Here's a very very practical idea that MS can implement very soon: Xbox Live
App Store. MS already has 40+ million 360's connected to people's televisions.
You have the Indie Game section, and there are some non-games there, but the
quality is pretty poor. First off, broaden the scope officially to "Apps" and
make them a first class citizen in the dashboard. Market the area, support the
area. Just look at what Apple is doing with the iTunes app store and
iteratively improve upon that. Also, give indy developers access to Kinect
libraries ASAP. Essentially with Kinect, you can do to the TV what Apple did
to the Phone - made the advanced "smart" capabilities accessible to everyone.
And open it up to developers in a big way because you don't have the resources
to make everything yourself. I really can't stress how cool this would be, and
how game changing it would be for the "set top box" experience.

Here are a few "big" ideas that I'd like from MS that are more out there: 1)
an all you can eat digital media subscription. I would pay up to $100/month to
be able to watch any movie (in HD), play any game (PC or 360), read any book I
want to, or listen to any music anytime that I want on any device I want. I
don't care to own anything or build up any collections. I just want to be able
to consume the media that I want to in a ridiculously convenient way that is
actually reasonably affordable.

2) Where my physical person is my representation in meatspace, my facebook
profile is my representation in cyberspace, my phone should be my
representation in digital space. When I walk into a room with my phone every
device around me should be aware of my phone and extend my phone's
functionality. Let me put it this way: my phone contains a display, speakers,
camera, etc. If there is a better display in the room then let me use that
display instead of my phone's. If there are better speakers in the space then
let me use those speakers instead of the phone's. etc. Essentially "explode"
the phone's physical device into the surrounding better devices so you
effectively have a "super phone" wherever you are. And subsequently you
"collapse" the phone when no such compatible devices are around.

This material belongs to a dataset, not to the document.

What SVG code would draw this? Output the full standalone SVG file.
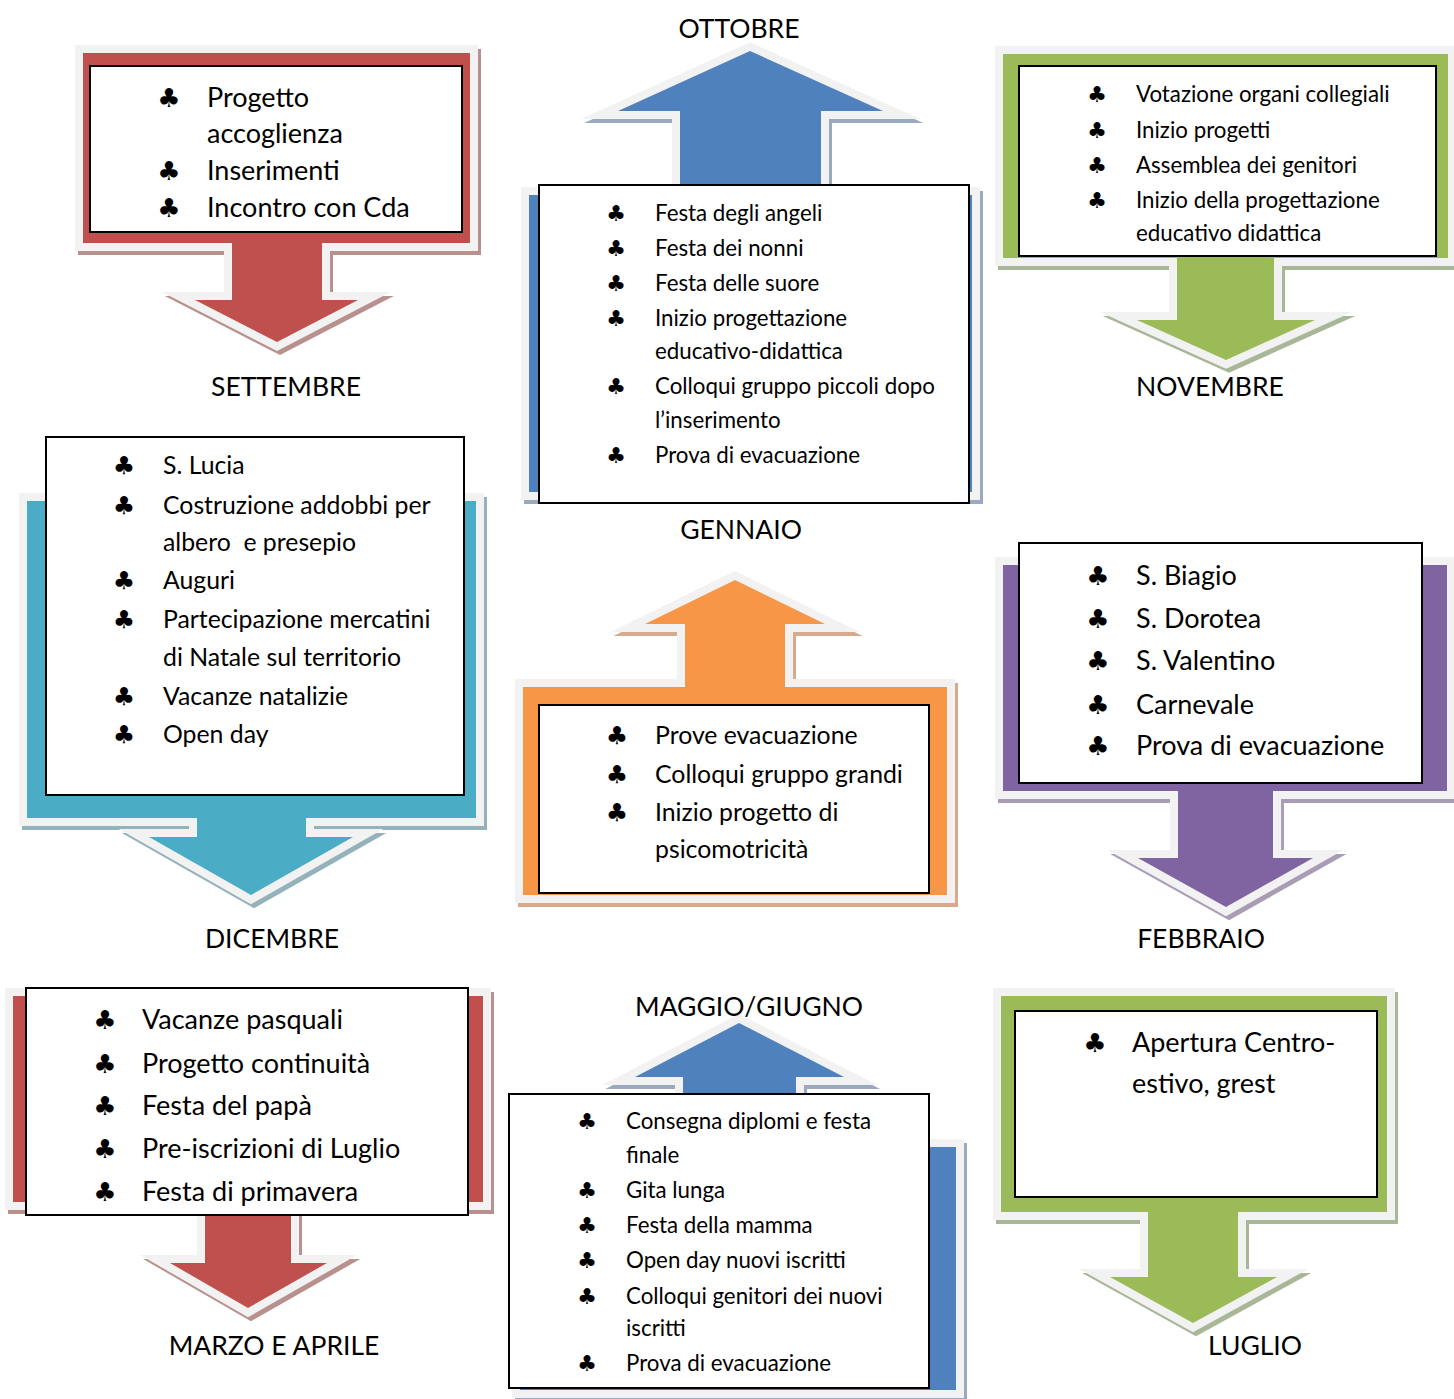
<svg xmlns="http://www.w3.org/2000/svg" xmlns:xlink="http://www.w3.org/1999/xlink" width="1454" height="1399" viewBox="0 0 1454 1399">
<style>
  .ol { fill:#f2f2f2; stroke:#f2f2f2; stroke-width:16; stroke-linejoin:miter; stroke-miterlimit:10; }
  .sh { stroke-width:16; stroke-linejoin:miter; stroke-miterlimit:10; }
  .red { fill:#c0504d; } .sh-red { fill:#b8908e; stroke:#b8908e; }
  .blue { fill:#4f81bd; } .sh-blue { fill:#9aa9bd; stroke:#9aa9bd; }
  .green { fill:#9bbb59; } .sh-green { fill:#a9b697; stroke:#a9b697; }
  .teal { fill:#4bacc6; } .sh-teal { fill:#93b2ba; stroke:#93b2ba; }
  .orange { fill:#f79646; } .sh-orange { fill:#d6aa8a; stroke:#d6aa8a; }
  .purple { fill:#8064a2; } .sh-purple { fill:#a99db5; stroke:#a99db5; }
  .box { fill:#ffffff; stroke:#000000; stroke-width:2; }
  text { font-family:Lato, "Liberation Sans", sans-serif; fill:#000000; }
  .club { font-family:"DejaVu Sans", sans-serif; text-anchor:middle; }
  .lbl { font-size:26.5px; text-anchor:middle; }
  .s1 { font-size:27px; } .s2 { font-size:22.3px; } .s4 { font-size:24.8px; } .s6 { font-size:27px; }
  .c1 { font-size:26px; } .c2 { font-size:22px; } .c4 { font-size:25px; } .c6 { font-size:26px; }
</style>
<defs>
  <path id="p1" d="M83,53 H470 V243 H322 V300 H358 L277,342 L195,300 H232 V243 H83 Z"/>
  <path id="p2" d="M529,195 H680 V111 H618 L750,51 L883,111 H821 V195 H972 V492 H529 Z"/>
  <path id="p3" d="M1003,54 H1448 V258 H1274 V320 H1315 L1226,360 L1137,320 H1177 V258 H1003 Z"/>
  <path id="p4" d="M27,501 H476 V818 H306 V837 H353 L251,895 L149,837 H197 V818 H27 Z"/>
  <path id="p5" d="M523,687 H685 V624 H645 L735,580 L825,624 H785 V687 H947 V895 H523 Z"/>
  <path id="p6" d="M1003,565 H1447 V791 H1273 V858 H1313 L1226,907 L1138,858 H1178 V791 H1003 Z"/>
  <path id="p7" d="M13,996 H483 V1202 H291 V1263 H327 L248,1308 L170,1263 H205 V1202 H13 Z"/>
  <path id="p8" d="M520,1147 H683 V1077 H635 L739,1023 L844,1077 H796 V1147 H956 V1390 H520 Z"/>
  <path id="p9" d="M1001,996 H1387 V1212 H1238 V1277 H1277 L1193,1323 L1110,1277 H1148 V1212 H1001 Z"/>
</defs>
<rect width="1454" height="1399" fill="#ffffff"/>

<g id="settembre">
  <use xlink:href="#p1" class="sh sh-red" transform="translate(3,4)"/>
  <use xlink:href="#p1" class="ol"/>
  <use xlink:href="#p1" class="red"/>
  <rect class="box" x="90" y="66" width="372" height="166"/>
  <text class="club c1" x="169" y="107">♣</text><text class="s1" x="207" y="107">Progetto</text>
  <text class="s1" x="207" y="143">accoglienza</text>
  <text class="club c1" x="169" y="180">♣</text><text class="s1" x="207" y="180">Inserimenti</text>
  <text class="club c1" x="169" y="217">♣</text><text class="s1" x="207" y="217">Incontro con Cda</text>
  <text class="lbl" x="286" y="396">SETTEMBRE</text>
</g>

<g id="ottobre">
  <use xlink:href="#p2" class="sh sh-blue" transform="translate(3,4)"/>
  <use xlink:href="#p2" class="ol"/>
  <use xlink:href="#p2" class="blue"/>
  <rect class="box" x="539" y="185" width="430" height="318"/>
  <text class="club c2" x="616" y="221">♣</text><text class="s2" x="655" y="221">Festa degli angeli</text>
  <text class="club c2" x="616" y="256">♣</text><text class="s2" x="655" y="256">Festa dei nonni</text>
  <text class="club c2" x="616" y="291">♣</text><text class="s2" x="655" y="291">Festa delle suore</text>
  <text class="club c2" x="616" y="326">♣</text><text class="s2" x="655" y="326">Inizio progettazione</text>
  <text class="s2" x="655" y="359">educativo-didattica</text>
  <text class="club c2" x="616" y="394">♣</text><text class="s2" x="655" y="394">Colloqui gruppo piccoli dopo</text>
  <text class="s2" x="655" y="428">l’inserimento</text>
  <text class="club c2" x="616" y="463">♣</text><text class="s2" x="655" y="463">Prova di evacuazione</text>
  <text class="lbl" x="739" y="38">OTTOBRE</text>
</g>

<g id="novembre">
  <use xlink:href="#p3" class="sh sh-green" transform="translate(3,4)"/>
  <use xlink:href="#p3" class="ol"/>
  <use xlink:href="#p3" class="green"/>
  <rect class="box" x="1019" y="66" width="417" height="190"/>
  <text class="club c2" x="1097" y="102">♣</text><text class="s2" x="1136" y="102">Votazione organi collegiali</text>
  <text class="club c2" x="1097" y="138">♣</text><text class="s2" x="1136" y="138">Inizio progetti</text>
  <text class="club c2" x="1097" y="173">♣</text><text class="s2" x="1136" y="173">Assemblea dei genitori</text>
  <text class="club c2" x="1097" y="208">♣</text><text class="s2" x="1136" y="208">Inizio della progettazione</text>
  <text class="s2" x="1136" y="241">educativo didattica</text>
  <text class="lbl" x="1210" y="396">NOVEMBRE</text>
</g>

<g id="dicembre">
  <use xlink:href="#p4" class="sh sh-teal" transform="translate(3,4)"/>
  <use xlink:href="#p4" class="ol"/>
  <use xlink:href="#p4" class="teal"/>
  <rect class="box" x="46" y="437" width="418" height="358"/>
  <text class="club c4" x="124" y="474">♣</text><text class="s4" x="163" y="474">S. Lucia</text>
  <text class="club c4" x="124" y="514">♣</text><text class="s4" x="163" y="514">Costruzione addobbi per</text>
  <text class="s4" x="163" y="551" xml:space="preserve">albero  e presepio</text>
  <text class="club c4" x="124" y="589">♣</text><text class="s4" x="163" y="589">Auguri</text>
  <text class="club c4" x="124" y="628">♣</text><text class="s4" x="163" y="628">Partecipazione mercatini</text>
  <text class="s4" x="163" y="666">di Natale sul territorio</text>
  <text class="club c4" x="124" y="705">♣</text><text class="s4" x="163" y="705">Vacanze natalizie</text>
  <text class="club c4" x="124" y="743">♣</text><text class="s4" x="163" y="743">Open day</text>
  <text class="lbl" x="272" y="948">DICEMBRE</text>
</g>

<g id="gennaio">
  <use xlink:href="#p5" class="sh sh-orange" transform="translate(3,4)"/>
  <use xlink:href="#p5" class="ol"/>
  <use xlink:href="#p5" class="orange"/>
  <rect class="box" x="539" y="705" width="390" height="188"/>
  <text class="club c4" x="617" y="744">♣</text><text class="s4" x="655" y="744">Prove evacuazione</text>
  <text class="club c4" x="617" y="783">♣</text><text class="s4" x="655" y="783">Colloqui gruppo grandi</text>
  <text class="club c4" x="617" y="821">♣</text><text class="s4" x="655" y="821">Inizio progetto di</text>
  <text class="s4" x="655" y="858">psicomotricità</text>
  <text class="lbl" x="741" y="539">GENNAIO</text>
</g>

<g id="febbraio">
  <use xlink:href="#p6" class="sh sh-purple" transform="translate(3,4)"/>
  <use xlink:href="#p6" class="ol"/>
  <use xlink:href="#p6" class="purple"/>
  <rect class="box" x="1019" y="543" width="403" height="240"/>
  <text class="club c6" x="1098" y="585">♣</text><text class="s6" x="1136" y="585">S. Biagio</text>
  <text class="club c6" x="1098" y="628">♣</text><text class="s6" x="1136" y="628">S. Dorotea</text>
  <text class="club c6" x="1098" y="670">♣</text><text class="s6" x="1136" y="670">S. Valentino</text>
  <text class="club c6" x="1098" y="714">♣</text><text class="s6" x="1136" y="714">Carnevale</text>
  <text class="club c6" x="1098" y="755">♣</text><text class="s6" x="1136" y="755">Prova di evacuazione</text>
  <text class="lbl" x="1201" y="948">FEBBRAIO</text>
</g>

<g id="marzo-aprile">
  <use xlink:href="#p7" class="sh sh-red" transform="translate(3,4)"/>
  <use xlink:href="#p7" class="ol"/>
  <use xlink:href="#p7" class="red"/>
  <rect class="box" x="26" y="988" width="442" height="227"/>
  <text class="club c6" x="105" y="1029">♣</text><text class="s6" x="142" y="1029">Vacanze pasquali</text>
  <text class="club c6" x="105" y="1073">♣</text><text class="s6" x="142" y="1073">Progetto continuità</text>
  <text class="club c6" x="105" y="1115">♣</text><text class="s6" x="142" y="1115">Festa del papà</text>
  <text class="club c6" x="105" y="1158">♣</text><text class="s6" x="142" y="1158">Pre-iscrizioni di Luglio</text>
  <text class="club c6" x="105" y="1201">♣</text><text class="s6" x="142" y="1201">Festa di primavera</text>
  <text class="lbl" x="274" y="1355">MARZO E APRILE</text>
</g>

<g id="maggio-giugno">
  <use xlink:href="#p8" class="sh sh-blue" transform="translate(3,4)"/>
  <use xlink:href="#p8" class="ol"/>
  <use xlink:href="#p8" class="blue"/>
  <rect class="box" x="509" y="1094" width="420" height="294"/>
  <text class="club c2" x="587" y="1129">♣</text><text class="s2" x="626" y="1129">Consegna diplomi e festa</text>
  <text class="s2" x="626" y="1163">finale</text>
  <text class="club c2" x="587" y="1198">♣</text><text class="s2" x="626" y="1198">Gita lunga</text>
  <text class="club c2" x="587" y="1233">♣</text><text class="s2" x="626" y="1233">Festa della mamma</text>
  <text class="club c2" x="587" y="1268">♣</text><text class="s2" x="626" y="1268">Open day nuovi iscritti</text>
  <text class="club c2" x="587" y="1304">♣</text><text class="s2" x="626" y="1304">Colloqui genitori dei nuovi</text>
  <text class="s2" x="626" y="1336">iscritti</text>
  <text class="club c2" x="587" y="1371">♣</text><text class="s2" x="626" y="1371">Prova di evacuazione</text>
  <text class="lbl" x="749" y="1016">MAGGIO/GIUGNO</text>
</g>

<g id="luglio">
  <use xlink:href="#p9" class="sh sh-green" transform="translate(3,4)"/>
  <use xlink:href="#p9" class="ol"/>
  <use xlink:href="#p9" class="green"/>
  <rect class="box" x="1015" y="1011" width="362" height="186"/>
  <text class="club c6" x="1095" y="1052">♣</text><text class="s6" x="1132" y="1052">Apertura Centro-</text>
  <text class="s6" x="1132" y="1093">estivo, grest</text>
  <text class="lbl" x="1255" y="1355">LUGLIO</text>
</g>

<g id="connectors"></g>
</svg>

3) somehow get rid of bandwidth caps. Fast ubiquitous wireless with no
bandwidth caps would be amazing 3b) somehow make the above reasonably priced
no matter if you're "roaming" in another country or whatever

Now for minor complaints: 1) Windows sucks for battery life. OSX is awesome
for battery life. This is one of the major reasons why Apple can make decently
powerful laptops in a nice form factor. 2) WHY do I have to reboot my computer
for every damn little update? It severely impacts my enjoyment of my Windows
computers.

------
mping
Support the .NET ecosystem on Linux. Do a proper shell on windows.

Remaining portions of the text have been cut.